Fueling Cronyism
Rich Tucker / Nicolas Loris /
No one knows how much ethanol Americans would use if the fuel didn’t receive preferential treatment. Would we use any at all?
We do know it has drawbacks as compared to gasoline. Ethanol has less energy, so it reduces fuel efficiency and increases costs. It can damage small engines such as lawn mowers and chain saws. And America’s ethanol policy requires the use of tons of corn that could otherwise be eaten by people and animals, so it drives up the price of food. The amount of corn we burn could feed an estimated 570 million people annually.
The federal government mandates the use of renewable fuels, which has largely been met by corn-based ethanol. That’s a form of cronyism, as Washington picks a small set of winners (such as corn growers and biofuel plants) and punishes a larger set of losers: refineries, motorists, restaurants, the environment, chicken and cattle farmers, food consumers. The list goes on. But it turns out there’s cronyism even within the cronyism.
Kimberly Strassel at The Wall Street Journal has been following a curious case. Last week the Environmental Protection Agency (EPA) issued its annual orders telling each refinery in the United States how much ethanol it needs to use in the next year. The EPA noted it was exempting a single refinery—one out of 143—and allowing it to refine gasoline without ethanol.
The EPA didn’t identify the refinery. But Strassel’s further reporting did: It’s the relatively small Krotz Springs facility in Louisiana.
Why the special treatment? The EPA won’t say. “We are to trust that it did the right thing,” Strassel writes. “Yet this is the same Obama Administration that has spent years doling out billions in grants and loans to politically connected energy companies and junking federal rules to help favored players.”

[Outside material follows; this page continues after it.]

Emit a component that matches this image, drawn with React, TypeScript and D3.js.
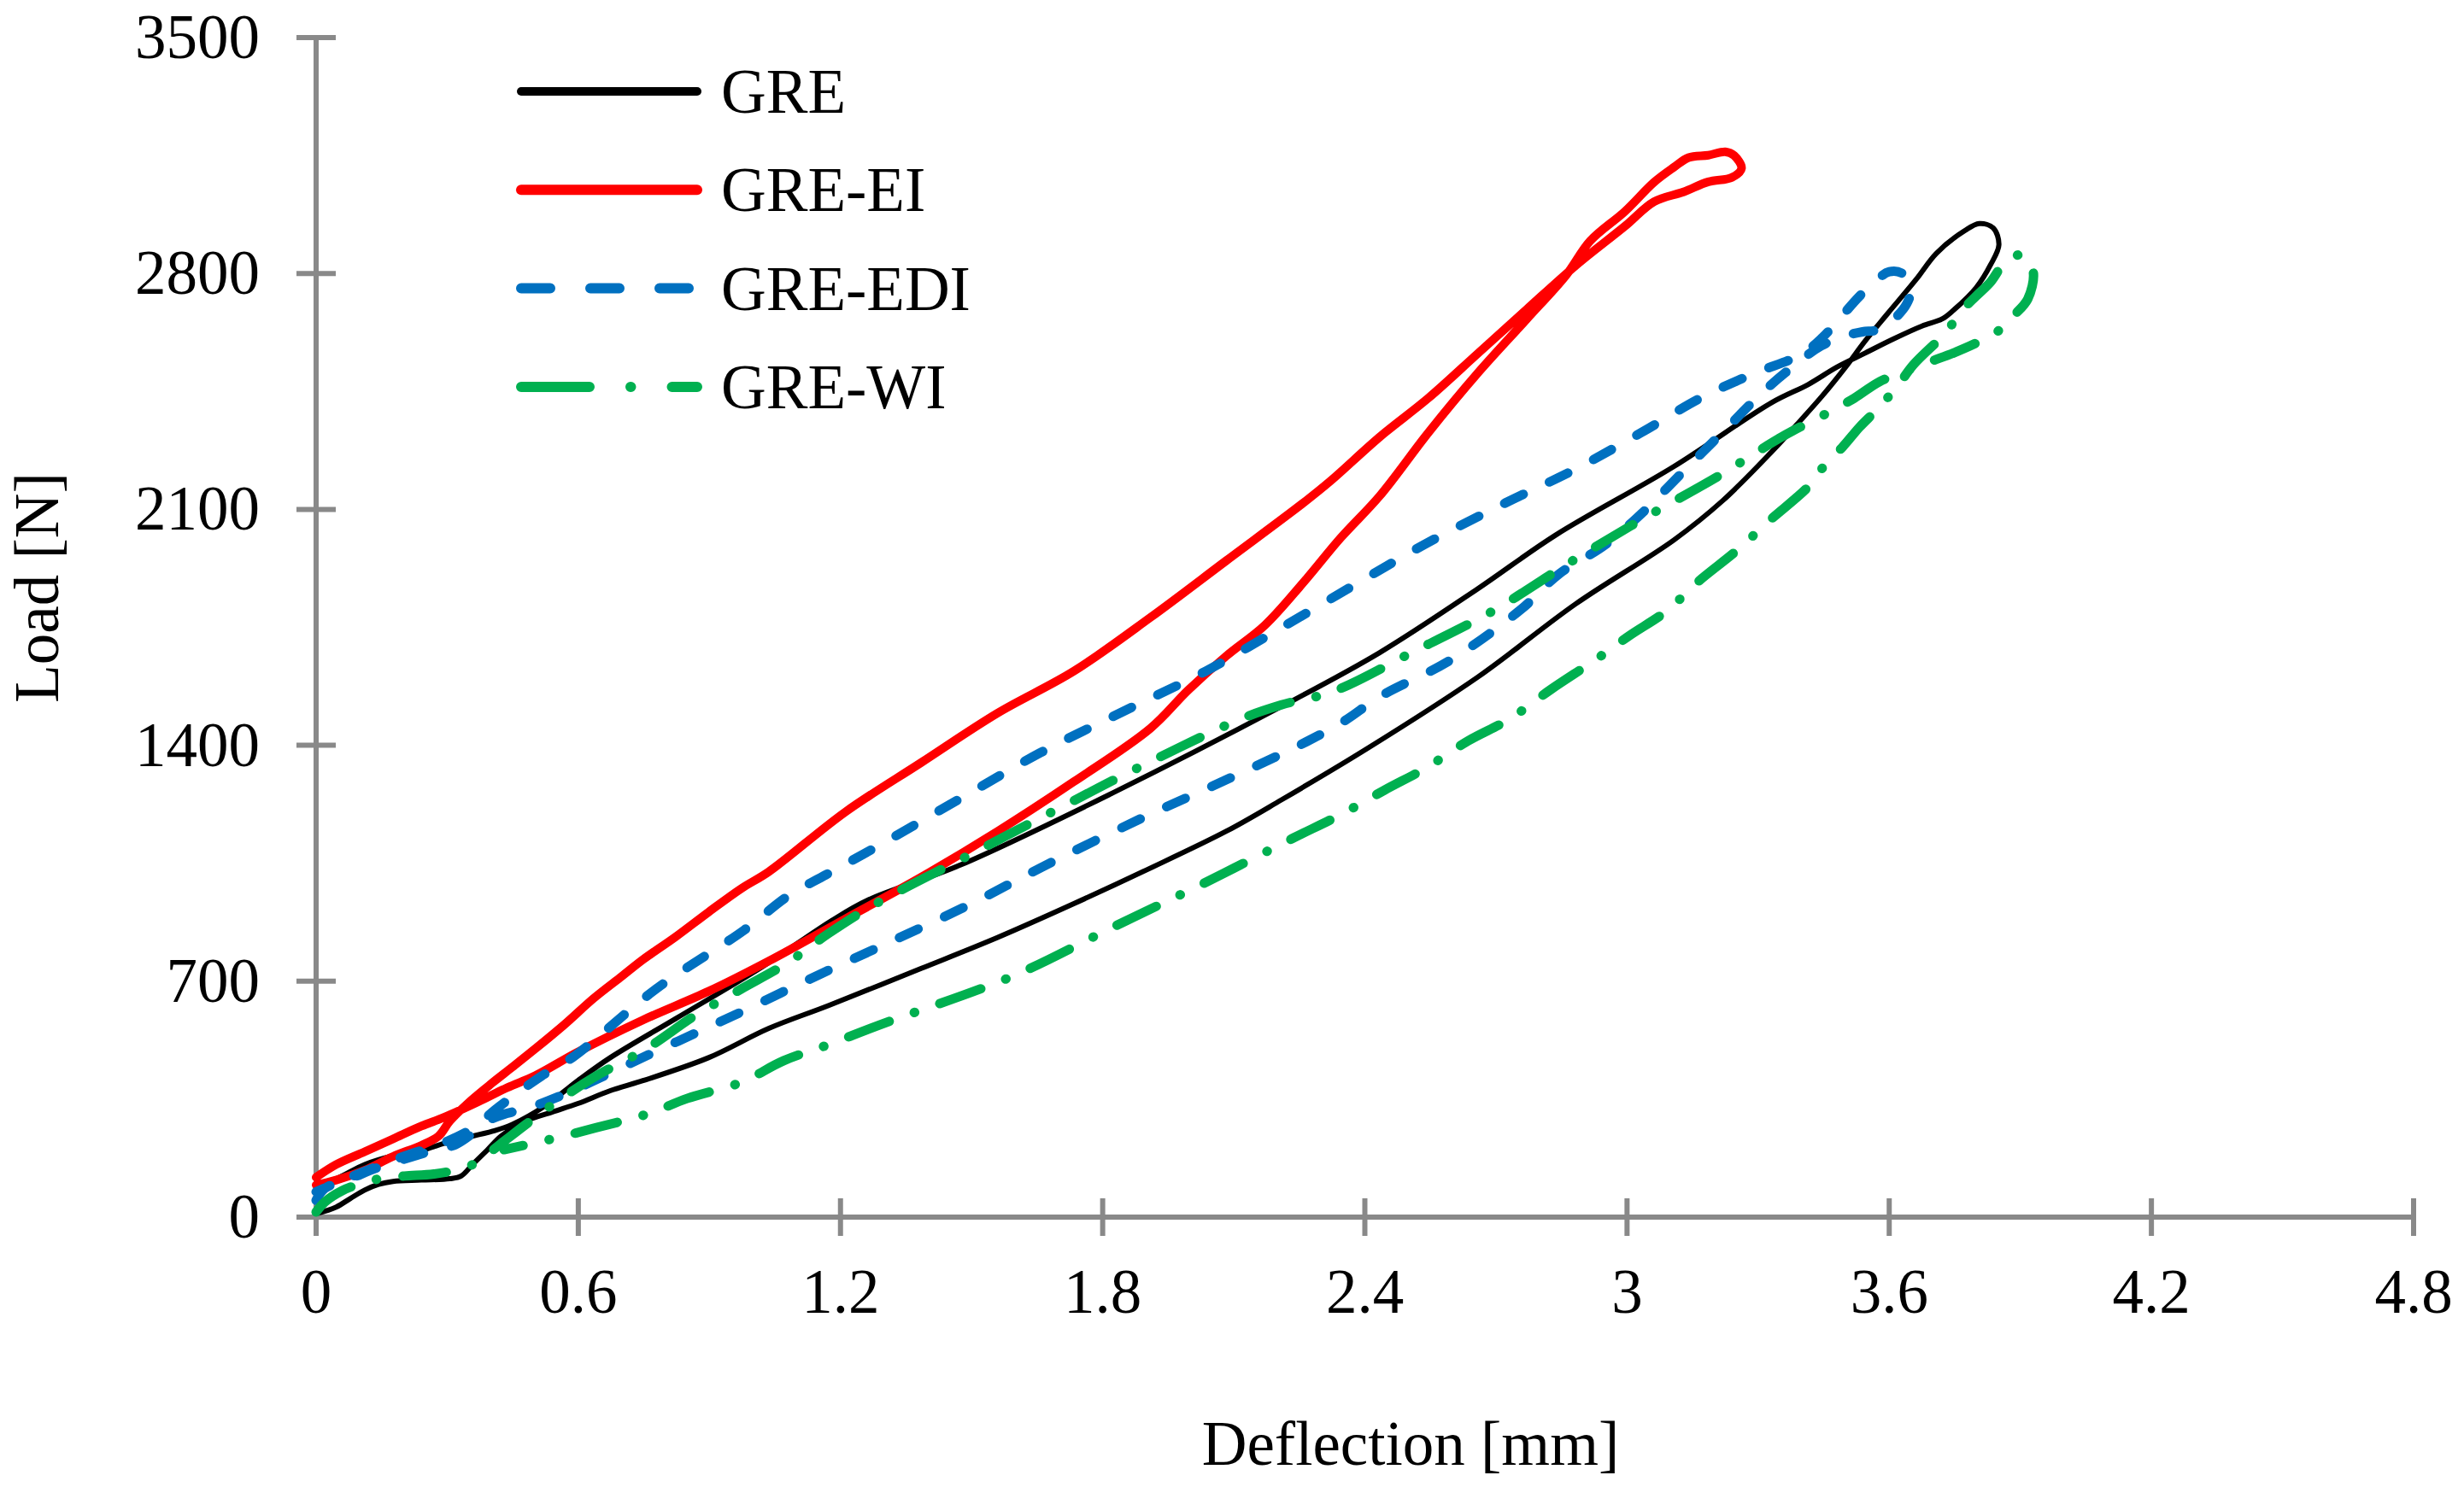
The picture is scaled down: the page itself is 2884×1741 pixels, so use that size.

It turns out the refinery’s owners, Alon USA Energy, spent some $60,000 lobbying on the issue of “renewable fuel standards” (that’s principally ethanol) earlier this year. If that turns out to be the reason for the refinery’s exemption, it would be money well spent: Alon estimates it spends some $20 million each year complying with ethanol policy. Surely other refiners have lobbied against the mandate, and trade groups representing refiners have called for its repeal, which makes the Krotz Springs exemption all the more peculiar.
Cronyism isn’t the only problem with the ethanol mandates. There’s also the question of whether bureaucrats are overreaching. In 2007, Congress enacted a law requiring refiners to use 36 billion gallons of renewable fuel by 2022, with corn-based ethanol capping out at 15 billion gallons of that mandate. But since Americans have been using less gasoline, the EPA may soon unilaterally reduce the amount of ethanol it requires refineries to blend into their gasoline.
“There are no problems that can’t be fixed administratively,” declares Brooke Coleman of the pro-ethanol Advanced Ethanol Council. Ah, but only Congress may pass laws. Bureaucrats at the EPA don’t have the constitutional authority to change acts of Congress, however misguided those laws may be.
Lawmakers need to take action and should and repeal ethanol mandates for everyone—not just favored refiners. Market forces should determine how much ethanol and other renewable fuel should be produced. But as long as we have ethanol mandates and a Renewable Fuel Standard, we will never know what that will be, and as a result, American families will suffer.